IBM leverages open source ontologies in enterprise semantic offering. Poster child for the approach, that embeds NASA’s ‘QUDT' units of measure ontology, is offshore oil and gas.

A Redpaper authored by IBM’s Akram Bou-Ghannam, ‘Foundational ontologies for smarter industries’ (Fosi) shows how semantic-web based technology developed for oil and gas could help other verticals optimize their business. A companion volume ‘Smarter environmental analytics’ provides examples of the technology deployed at offshore oil and gas facilites. Fosi posits that semantic technology provides a ‘flexible integration approach that can accommodate change,’ one that promises ‘better interoperability of diverse information assets than traditional IT systems’ which are ‘inflexible and fragile’ when new information comes in.
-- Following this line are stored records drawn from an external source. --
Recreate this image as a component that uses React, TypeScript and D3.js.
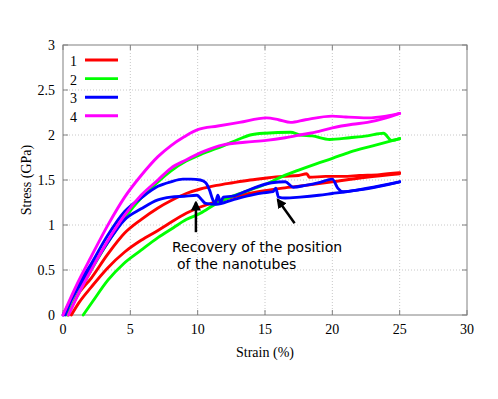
import * as d3 from "d3";

const W = 498;
const H = 399;
const marginLeft = 63;
const marginRight = 31;
const marginTop = 45;
const marginBottom = 84;

// strain (%) / stress (GPa), two tests per sample
const red1: [number, number][] = [
  [0.4, 0], [1, 0.2], [2.1, 0.41], [3.3, 0.67], [4.58, 0.91], [5.8, 1.06], [7.05, 1.19], [8, 1.27],
  [9.15, 1.35], [10.2, 1.4], [11.4, 1.44], [12.6, 1.47], [13.9, 1.5], [15, 1.52], [16.3, 1.54],
  [17.5, 1.55], [18.1, 1.57], [18.3, 1.53], [19.5, 1.54], [20.8, 1.54], [22, 1.55], [23.5, 1.56], [25, 1.58],
];
const red2: [number, number][] = [
  [0.62, 0], [1.2, 0.14], [2.1, 0.31], [3.3, 0.52], [4.58, 0.7], [5.8, 0.83], [7.05, 0.94], [7.7, 1.0],
  [9.15, 1.13], [10.2, 1.2], [11.4, 1.26], [12.6, 1.31], [14.5, 1.37], [16.3, 1.41], [18, 1.44],
  [20, 1.48], [22.5, 1.53], [25, 1.57],
];
const green1: [number, number][] = [
  [0.3, 0], [1, 0.2], [2.1, 0.5], [3.3, 0.8], [4.58, 1.08], [5.8, 1.3], [7.05, 1.48], [8, 1.6],
  [9.15, 1.71], [10.5, 1.8], [11.9, 1.88], [13, 1.95], [13.9, 2.0], [15, 2.02], [16.9, 2.03],
  [17.6, 2.0], [18.5, 1.99], [19.8, 1.95], [21.3, 1.97], [22.6, 1.99], [23.8, 2.02], [24.4, 1.94], [25, 1.96],
];
const green2: [number, number][] = [
  [1.5, 0], [2.2, 0.15], [3.35, 0.39], [4.5, 0.57], [5.8, 0.72], [7.05, 0.86], [8.2, 0.97],
  [9.15, 1.06], [10.2, 1.13], [11.4, 1.24], [12.6, 1.32], [13.9, 1.39], [15, 1.45], [16.3, 1.54],
  [17.5, 1.61], [18.8, 1.68], [20, 1.74], [21.3, 1.81], [23, 1.88], [25, 1.96],
];
const blue1: [number, number][] = [
  [0.15, 0], [1, 0.3], [2.1, 0.57], [3.3, 0.88], [4.58, 1.15], [5.8, 1.3], [7.05, 1.43], [8, 1.48],
  [8.9, 1.51], [9.5, 1.51], [10.2, 1.5], [10.6, 1.47], [10.9, 1.38], [11.1, 1.29], [11.3, 1.24],
  [11.5, 1.33], [11.7, 1.25], [11.9, 1.31], [12.6, 1.32], [13.5, 1.37], [14.5, 1.43], [15.5, 1.47],
  [16.5, 1.48], [17.1, 1.42], [18, 1.44], [19, 1.47], [20, 1.51], [20.4, 1.41], [20.8, 1.37],
  [22, 1.39], [23.5, 1.43], [25, 1.48],
];
const blue2: [number, number][] = [
  [0, 0], [1, 0.27], [2.1, 0.52], [3.3, 0.8], [4.58, 1.06], [5.8, 1.18], [7.05, 1.28], [8, 1.31],
  [9, 1.32], [9.95, 1.33], [10.3, 1.28], [10.6, 1.24], [11.4, 1.23], [12.6, 1.28], [13.9, 1.33],
  [15, 1.36], [15.6, 1.37], [15.8, 1.41], [16, 1.31], [16.5, 1.3], [17.6, 1.31], [19, 1.33],
  [20, 1.35], [21, 1.37], [22.6, 1.41], [25, 1.48],
];
const magenta1: [number, number][] = [
  [0, 0], [1, 0.33], [2.1, 0.65], [3.3, 0.99], [4.58, 1.31], [5.8, 1.55], [7.05, 1.76], [8, 1.88],
  [9, 1.98], [10, 2.06], [11.5, 2.1], [13.1, 2.14], [15.1, 2.19], [16, 2.17], [16.9, 2.14],
  [18, 2.17], [20, 2.21], [21, 2.2], [22.6, 2.19], [24, 2.21], [25, 2.24],
];
const magenta2: [number, number][] = [
  [0.4, 0], [1.2, 0.25], [2.1, 0.5], [3.3, 0.82], [4.58, 1.11], [5.8, 1.33], [7.05, 1.5], [8, 1.63],
  [9.1, 1.72], [10.5, 1.82], [11.9, 1.89], [13.5, 1.92], [15.1, 1.94], [16.5, 1.97], [17.6, 2.0],
  [19, 2.04], [20, 2.08], [21.5, 2.12], [22.6, 2.14], [24, 2.19], [25, 2.24],
];

const seriesNames = ["1", "2", "3", "4"];
const seriesColors = ["#ff0000", "#00ff00", "#0000ff", "#ff00ff"];
const seriesCurves = [[red1, red2], [green1, green2], [blue1, blue2], [magenta1, magenta2]];

const xTicks = [0, 5, 10, 15, 20, 25, 30];
const yTicks = [0, 0.5, 1, 1.5, 2, 2.5, 3];

// arrows: [fromStrain, fromStress, toStrain, toStress]
const arrows: [number, number, number, number][] = [
  [9.87, 0.92, 9.87, 1.25],
  [17.2, 1.02, 15.95, 1.28],
];
const noteLines = ["Recovery of the position", "of the nanotubes"];

export default function App() {
  const x = d3.scaleLinear().domain([0, 30]).range([marginLeft, W - marginRight]);
  const y = d3.scaleLinear().domain([0, 3]).range([H - marginBottom, marginTop]);
  const line = d3
    .line<[number, number]>()
    .x((d) => x(d[0]))
    .y((d) => y(d[1]))
    .curve(d3.curveMonotoneX);

  const x0 = x(0), x1 = x(30), y0 = y(0), y1 = y(3);
  const serif = "'Liberation Serif', 'Times New Roman', serif";

  return (
    <svg width={W} height={H} style={{ position: "absolute", left: 0, top: 0, background: "#fff" }}>
      <defs>
        <marker id="ah" viewBox="0 0 10 10" refX="8" refY="5" markerWidth="4" markerHeight="4" orient="auto">
          <path d="M0,0 L10,5 L0,10 z" fill="#000" />
        </marker>
      </defs>
      {/* grid */}
      <g stroke="#c8c8c8" strokeWidth={1} strokeDasharray="1,2">
        {xTicks.slice(1, -1).map((t) => (
          <line key={"gx" + t} x1={x(t)} x2={x(t)} y1={y0} y2={y1} />
        ))}
        {yTicks.slice(1, -1).map((t) => (
          <line key={"gy" + t} x1={x0} x2={x1} y1={y(t)} y2={y(t)} />
        ))}
      </g>
      {/* frame and ticks */}
      <g stroke="#808080" strokeWidth={1} fill="none">
        <rect x={x0} y={y1} width={x1 - x0} height={y0 - y1} />
        {xTicks.map((t) => (
          <g key={"tx" + t}>
            <line x1={x(t)} x2={x(t)} y1={y0} y2={y0 - 5} />
            <line x1={x(t)} x2={x(t)} y1={y1} y2={y1 + 5} />
          </g>
        ))}
        {yTicks.map((t) => (
          <g key={"ty" + t}>
            <line x1={x0} x2={x0 + 5} y1={y(t)} y2={y(t)} />
            <line x1={x1} x2={x1 - 5} y1={y(t)} y2={y(t)} />
          </g>
        ))}
      </g>
      {/* tick labels */}
      <g fontFamily={serif} fontSize={14} fill="#000">
        {xTicks.map((t) => (
          <text key={"lx" + t} x={x(t)} y={y0 + 19} textAnchor="middle">
            {t}
          </text>
        ))}
        {yTicks.map((t) => (
          <text key={"ly" + t} x={x0 - 8} y={y(t) + 5} textAnchor="end">
            {t}
          </text>
        ))}
        <text x={(x0 + x1) / 2} y={357} textAnchor="middle">
          Strain (%)
        </text>
        <text transform={`translate(31,${(y0 + y1) / 2}) rotate(-90)`} textAnchor="middle">
          Stress (GPa)
        </text>
      </g>
      {/* curves */}
      <g fill="none" strokeWidth={2.9} strokeLinejoin="round" strokeLinecap="round">
        {seriesCurves.map((curves, i) =>
          curves.map((c, j) => (
            <path key={i + "-" + j} d={line(c) ?? ""} stroke={seriesColors[i]} />
          ))
        )}
      </g>
      {/* legend */}
      <g fontFamily={serif} fontSize={14}>
        {seriesNames.map((n, i) => (
          <g key={n}>
            <text x={77} y={61 + i * 18.6 + 5} textAnchor="end">
              {n}
            </text>
            <line x1={85} x2={118} y1={60 + i * 18.6} y2={60 + i * 18.6} stroke={seriesColors[i]} strokeWidth={2.9} />
          </g>
        ))}
      </g>
      {/* annotation */}
      <g stroke="#000" strokeWidth={2.5}>
        {arrows.map((a, i) => (
          <line key={i} x1={x(a[0])} y1={y(a[1])} x2={x(a[2])} y2={y(a[3])} markerEnd="url(#ah)" />
        ))}
      </g>
      <g fontFamily="'DejaVu Sans', sans-serif" fontSize={14} fill="#000">
        <text x={172} y={252}>{noteLines[0]}</text>
        <text x={177} y={269}>{noteLines[1]}</text>
      </g>
    </svg>
  );
}
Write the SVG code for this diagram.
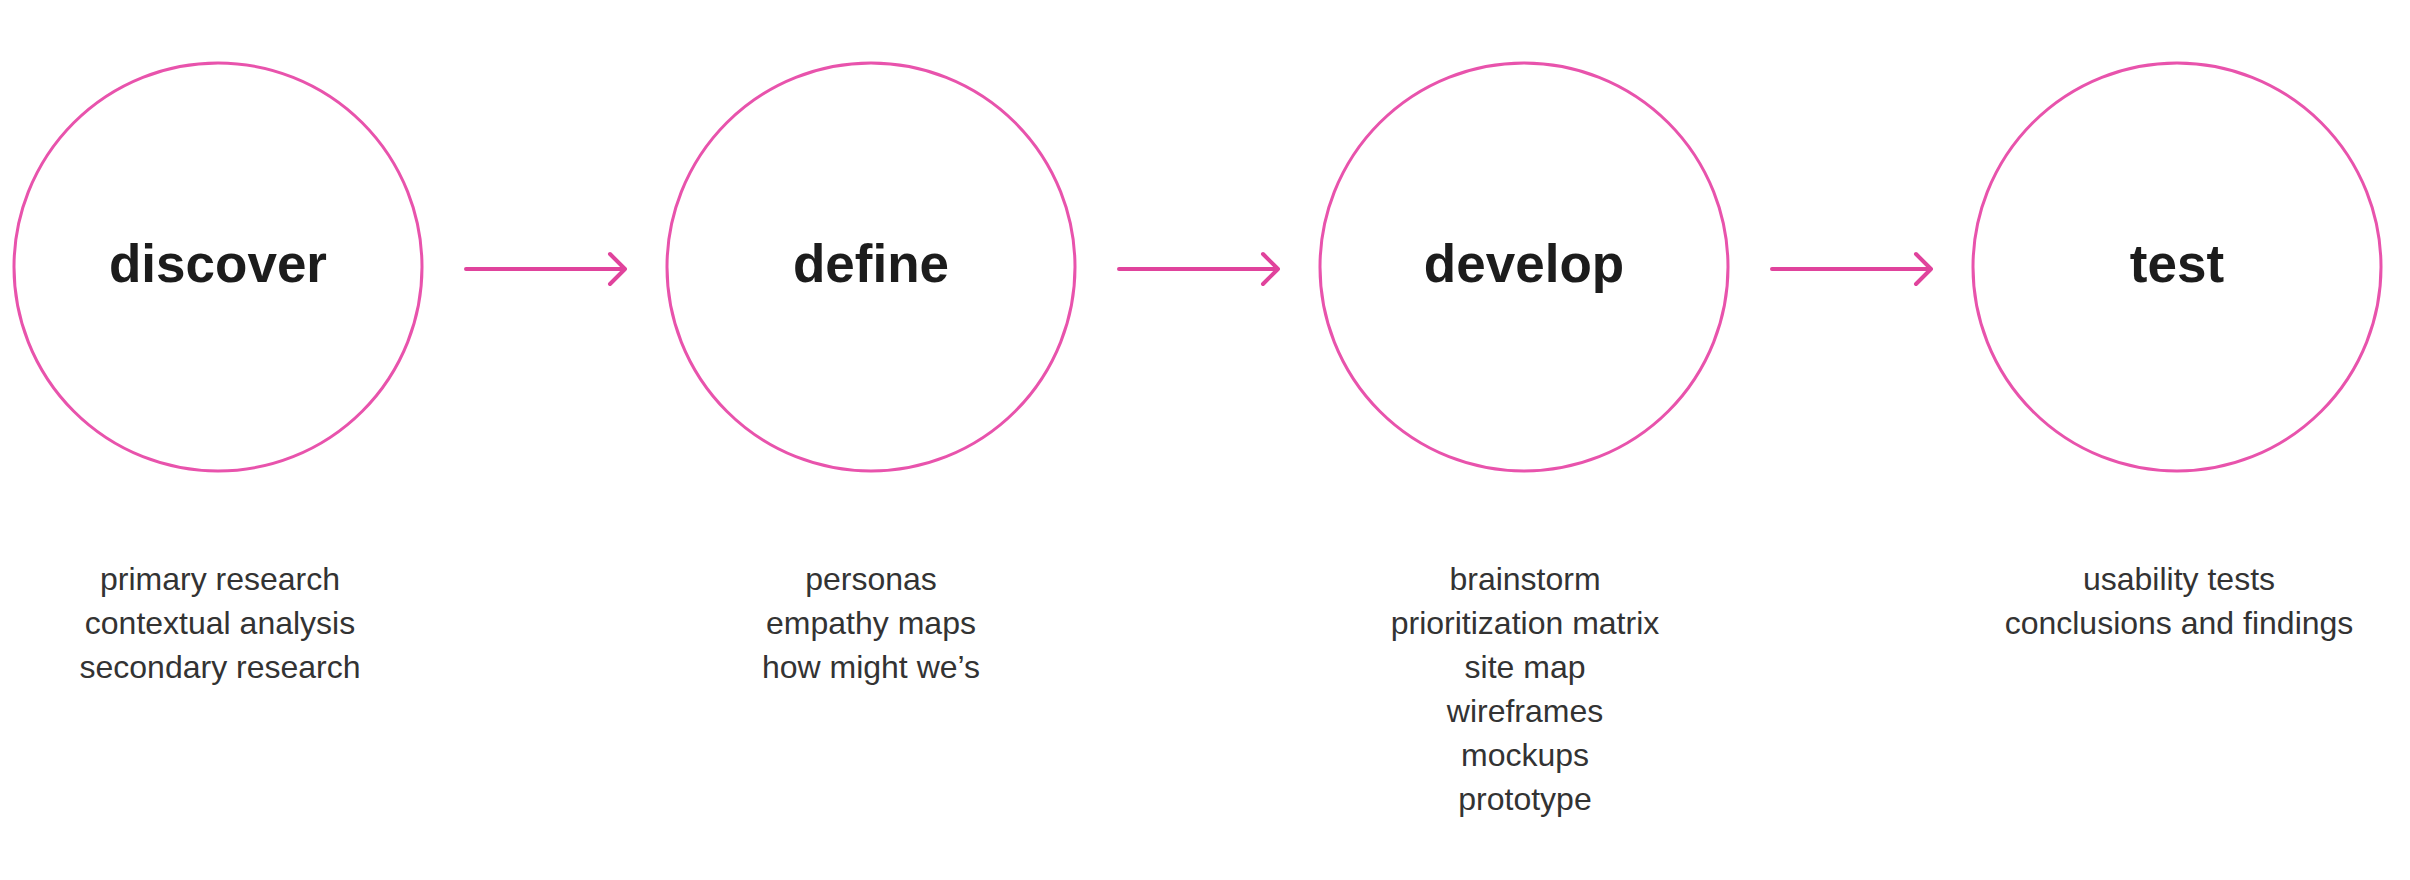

IBM’s ontology is built from public-domain components including the W3C’s Semantic sensor network (SSN), NASA’s quantity-unit-dimension-type (Qudt), GeoSparql and BasicGeo. The technology that binds all of the above together is the W3C’s resource description framework (RDF) which should be familiar to Oil IT Journal readers. Bou-Ghannam repeats the usual, unproven assertion that RDF’s graph data model enables ‘artificial intelligence, machine learning and inference.’ IBM’s own contribution is the DB2 database which accommodates RDF. Semantic technology is also supported in IBM’s Rational data modeler and will be in ‘future versions’ of Watson.

Some will recognize the initiating projects as belonging to Norway’s Integrated operations in the high north’ and Statoil’s environmental emissions monitoring program. But the IBM Redpaper takes a new tack. There is no reference to the PCA ISO 15926 standard and its Fiatech derivatives. Fosi is also a departure from an earlier IBM Redbook on IBM’s chemicals and petroleum industry solution (2009/07/17). Leveraging third party ontologies is a great concept, but do they themselves have legs? Regarding the Qudt units of measure standard, NASA’s Paul Keller told us, ‘The Qudt handbook will be published this year as both a traditional document and as a web-based model. The latter refers to both a RDF/OWL/Sparql endpoint for semantic web usage along with web-resolvable identifiers to provide consistent access to information assets, semantic or otherwise..’

As to the SSN, the W3C’s final report, published in 2011, opened the door to deployment in contexts like the internet of things. GeoSparql too has some enthusiastic backers but take-up is likely under the radar of most upstream IT. This new effort to bring the semantic web to life suffers from the over-promising of ‘AI and inference’ and has a distinctive skunk works perfume. But using third party ontologies is smarter than rolling your own and Fosi should be worth a try, if you have access to DB2!